- Chen, Binbin;
- Khodadoust, Michael S;
- Olsson, Niclas;
- Wagar, Lisa E;
- Fast, Ethan;
- Liu, Chih Long;
- Muftuoglu, Yagmur;
- Sworder, Brian J;
- Diehn, Maximilian;
- Levy, Ronald;
- Davis, Mark M;
- Elias, Joshua E;
- Altman, Russ B;
- Alizadeh, Ash A
Accurate prediction of antigen presentation by human leukocyte antigen (HLA) class II molecules would be valuable for vaccine development and cancer immunotherapies. Current computational methods trained on in vitro binding data are limited by insufficient training data and algorithmic constraints. Here we describe MARIA (major histocompatibility complex analysis with recurrent integrated architecture; https://maria.stanford.edu/ ), a multimodal recurrent neural network for predicting the likelihood of antigen presentation from a gene of interest in the context of specific HLA class II alleles.
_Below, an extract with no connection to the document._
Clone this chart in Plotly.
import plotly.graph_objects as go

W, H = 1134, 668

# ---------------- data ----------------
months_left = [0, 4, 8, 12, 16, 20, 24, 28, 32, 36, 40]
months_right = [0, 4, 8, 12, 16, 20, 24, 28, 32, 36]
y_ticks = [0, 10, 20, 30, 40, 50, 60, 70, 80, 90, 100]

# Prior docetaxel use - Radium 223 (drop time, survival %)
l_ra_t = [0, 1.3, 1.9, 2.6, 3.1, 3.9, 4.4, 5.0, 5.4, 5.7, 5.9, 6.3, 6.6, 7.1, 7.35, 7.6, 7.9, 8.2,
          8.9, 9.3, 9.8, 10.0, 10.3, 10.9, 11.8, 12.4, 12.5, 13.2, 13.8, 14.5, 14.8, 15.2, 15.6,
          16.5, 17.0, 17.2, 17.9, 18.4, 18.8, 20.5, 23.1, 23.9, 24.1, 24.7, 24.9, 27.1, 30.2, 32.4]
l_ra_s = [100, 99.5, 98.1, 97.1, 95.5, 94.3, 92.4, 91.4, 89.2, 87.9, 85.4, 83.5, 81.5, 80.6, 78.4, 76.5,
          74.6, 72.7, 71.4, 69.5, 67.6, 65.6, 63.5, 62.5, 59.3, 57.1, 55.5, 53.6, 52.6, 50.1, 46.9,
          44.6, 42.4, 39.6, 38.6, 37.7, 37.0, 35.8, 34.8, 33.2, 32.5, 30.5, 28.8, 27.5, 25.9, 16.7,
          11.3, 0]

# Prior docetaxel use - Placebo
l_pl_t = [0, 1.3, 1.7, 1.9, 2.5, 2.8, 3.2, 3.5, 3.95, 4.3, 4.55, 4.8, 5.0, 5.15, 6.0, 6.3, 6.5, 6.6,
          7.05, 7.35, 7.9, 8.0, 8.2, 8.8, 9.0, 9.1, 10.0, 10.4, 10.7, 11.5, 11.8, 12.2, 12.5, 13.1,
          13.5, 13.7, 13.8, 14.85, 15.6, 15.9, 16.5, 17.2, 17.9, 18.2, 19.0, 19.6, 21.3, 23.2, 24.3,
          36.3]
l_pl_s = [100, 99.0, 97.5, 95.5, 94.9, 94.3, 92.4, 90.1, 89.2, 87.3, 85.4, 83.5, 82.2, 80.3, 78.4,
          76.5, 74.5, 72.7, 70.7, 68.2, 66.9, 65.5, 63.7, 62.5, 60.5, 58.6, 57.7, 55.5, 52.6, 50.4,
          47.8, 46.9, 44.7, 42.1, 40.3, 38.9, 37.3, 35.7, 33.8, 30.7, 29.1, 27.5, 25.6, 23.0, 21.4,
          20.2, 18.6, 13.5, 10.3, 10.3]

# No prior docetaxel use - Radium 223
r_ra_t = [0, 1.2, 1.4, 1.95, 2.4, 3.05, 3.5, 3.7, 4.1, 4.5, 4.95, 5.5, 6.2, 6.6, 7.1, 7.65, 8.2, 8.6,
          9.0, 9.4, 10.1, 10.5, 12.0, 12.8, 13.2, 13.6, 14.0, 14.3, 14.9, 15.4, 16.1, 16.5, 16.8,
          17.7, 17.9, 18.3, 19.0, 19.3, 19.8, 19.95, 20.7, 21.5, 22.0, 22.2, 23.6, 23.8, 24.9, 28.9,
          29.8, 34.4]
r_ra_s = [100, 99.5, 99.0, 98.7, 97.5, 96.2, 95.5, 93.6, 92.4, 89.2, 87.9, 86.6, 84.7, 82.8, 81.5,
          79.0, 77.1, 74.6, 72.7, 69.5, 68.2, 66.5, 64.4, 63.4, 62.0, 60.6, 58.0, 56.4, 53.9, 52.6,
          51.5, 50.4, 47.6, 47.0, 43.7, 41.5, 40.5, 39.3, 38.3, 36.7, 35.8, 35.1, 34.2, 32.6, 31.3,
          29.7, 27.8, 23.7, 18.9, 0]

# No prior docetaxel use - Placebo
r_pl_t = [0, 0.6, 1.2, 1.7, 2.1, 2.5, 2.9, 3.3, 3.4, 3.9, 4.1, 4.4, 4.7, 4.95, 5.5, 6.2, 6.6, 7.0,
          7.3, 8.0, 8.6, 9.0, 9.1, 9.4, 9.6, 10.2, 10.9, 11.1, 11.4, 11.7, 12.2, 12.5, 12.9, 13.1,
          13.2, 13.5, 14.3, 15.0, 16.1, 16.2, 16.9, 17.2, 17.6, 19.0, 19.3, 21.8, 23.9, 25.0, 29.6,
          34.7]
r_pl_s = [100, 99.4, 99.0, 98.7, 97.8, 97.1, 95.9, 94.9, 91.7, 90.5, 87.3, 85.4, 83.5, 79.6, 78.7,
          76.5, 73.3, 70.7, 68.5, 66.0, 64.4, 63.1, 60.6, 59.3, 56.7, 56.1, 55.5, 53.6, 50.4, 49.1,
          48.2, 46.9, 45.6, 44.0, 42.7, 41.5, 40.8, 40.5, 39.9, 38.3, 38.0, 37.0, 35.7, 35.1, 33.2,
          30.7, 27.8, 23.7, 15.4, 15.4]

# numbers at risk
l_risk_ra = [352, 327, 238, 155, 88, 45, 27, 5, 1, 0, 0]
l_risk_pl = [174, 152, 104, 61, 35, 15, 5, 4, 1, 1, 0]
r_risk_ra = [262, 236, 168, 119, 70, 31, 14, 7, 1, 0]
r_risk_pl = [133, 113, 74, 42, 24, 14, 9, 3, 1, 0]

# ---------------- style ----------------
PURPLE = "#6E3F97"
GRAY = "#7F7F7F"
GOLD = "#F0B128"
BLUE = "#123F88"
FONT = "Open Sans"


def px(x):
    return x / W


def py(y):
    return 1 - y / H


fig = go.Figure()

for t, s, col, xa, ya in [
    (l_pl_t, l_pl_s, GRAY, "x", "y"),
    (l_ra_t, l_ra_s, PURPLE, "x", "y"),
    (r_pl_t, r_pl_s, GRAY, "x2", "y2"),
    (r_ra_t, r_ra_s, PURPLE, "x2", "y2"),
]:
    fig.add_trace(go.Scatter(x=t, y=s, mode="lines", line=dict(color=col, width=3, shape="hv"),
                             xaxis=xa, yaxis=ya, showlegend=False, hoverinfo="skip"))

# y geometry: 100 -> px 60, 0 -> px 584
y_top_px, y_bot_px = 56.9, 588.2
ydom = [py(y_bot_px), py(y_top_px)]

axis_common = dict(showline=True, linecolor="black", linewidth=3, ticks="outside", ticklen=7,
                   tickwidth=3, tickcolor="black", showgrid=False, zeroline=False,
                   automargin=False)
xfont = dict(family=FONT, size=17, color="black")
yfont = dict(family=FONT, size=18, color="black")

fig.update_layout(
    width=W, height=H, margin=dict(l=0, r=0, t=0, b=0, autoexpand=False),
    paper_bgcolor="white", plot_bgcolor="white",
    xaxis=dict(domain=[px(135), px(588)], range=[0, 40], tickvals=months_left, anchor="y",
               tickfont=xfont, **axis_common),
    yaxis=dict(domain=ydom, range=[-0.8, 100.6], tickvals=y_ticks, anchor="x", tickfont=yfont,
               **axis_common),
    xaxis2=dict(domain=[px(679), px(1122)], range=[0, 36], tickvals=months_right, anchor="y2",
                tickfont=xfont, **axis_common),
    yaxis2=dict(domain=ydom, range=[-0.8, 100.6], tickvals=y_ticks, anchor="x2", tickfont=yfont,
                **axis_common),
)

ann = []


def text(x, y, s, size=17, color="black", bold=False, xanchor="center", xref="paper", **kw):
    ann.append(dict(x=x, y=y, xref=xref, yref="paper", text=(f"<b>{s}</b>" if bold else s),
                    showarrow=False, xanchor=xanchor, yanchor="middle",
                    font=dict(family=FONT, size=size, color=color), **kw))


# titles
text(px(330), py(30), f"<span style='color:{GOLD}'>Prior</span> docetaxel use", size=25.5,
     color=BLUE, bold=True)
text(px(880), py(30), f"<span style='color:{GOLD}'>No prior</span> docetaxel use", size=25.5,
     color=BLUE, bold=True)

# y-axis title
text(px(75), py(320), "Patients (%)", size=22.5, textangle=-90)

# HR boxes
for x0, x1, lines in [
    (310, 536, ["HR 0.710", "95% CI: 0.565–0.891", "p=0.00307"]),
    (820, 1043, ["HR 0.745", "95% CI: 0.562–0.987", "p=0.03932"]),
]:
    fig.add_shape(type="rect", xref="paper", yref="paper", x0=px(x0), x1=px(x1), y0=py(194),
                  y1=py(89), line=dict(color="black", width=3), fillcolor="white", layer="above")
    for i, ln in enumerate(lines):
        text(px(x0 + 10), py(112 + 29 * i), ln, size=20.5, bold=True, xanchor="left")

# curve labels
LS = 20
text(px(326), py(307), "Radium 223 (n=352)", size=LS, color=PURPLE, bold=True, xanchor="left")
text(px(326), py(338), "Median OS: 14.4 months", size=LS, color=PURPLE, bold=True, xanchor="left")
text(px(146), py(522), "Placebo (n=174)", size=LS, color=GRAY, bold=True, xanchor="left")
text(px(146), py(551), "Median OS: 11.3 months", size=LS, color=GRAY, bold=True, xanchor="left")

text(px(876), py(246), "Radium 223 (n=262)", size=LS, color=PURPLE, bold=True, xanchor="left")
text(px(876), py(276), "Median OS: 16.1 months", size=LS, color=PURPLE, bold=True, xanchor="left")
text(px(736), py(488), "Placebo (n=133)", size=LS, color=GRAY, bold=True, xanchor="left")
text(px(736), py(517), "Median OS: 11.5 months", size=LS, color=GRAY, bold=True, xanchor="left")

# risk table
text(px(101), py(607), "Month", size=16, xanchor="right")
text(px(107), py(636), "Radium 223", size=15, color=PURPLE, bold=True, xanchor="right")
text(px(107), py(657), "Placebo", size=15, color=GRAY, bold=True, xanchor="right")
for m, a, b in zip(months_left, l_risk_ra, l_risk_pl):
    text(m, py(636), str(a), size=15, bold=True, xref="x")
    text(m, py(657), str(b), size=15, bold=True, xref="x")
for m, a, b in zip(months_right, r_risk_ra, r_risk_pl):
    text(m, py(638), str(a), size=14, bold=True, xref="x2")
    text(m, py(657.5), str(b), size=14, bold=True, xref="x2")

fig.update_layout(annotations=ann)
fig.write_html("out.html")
In addition to in vitro binding measurements, MARIA is trained on peptide HLA ligand sequences identified by mass spectrometry, expression levels of antigen genes and protease cleavage signatures. Because it leverages these diverse training data and our improved machine learning framework, MARIA (area under the curve = 0.89-0.92) outperformed existing methods in validation datasets. Across independent cancer neoantigen studies, peptides with high MARIA scores are more likely to elicit strong CD4+ T cell responses. MARIA allows identification of immunogenic epitopes in diverse cancers and autoimmune disease.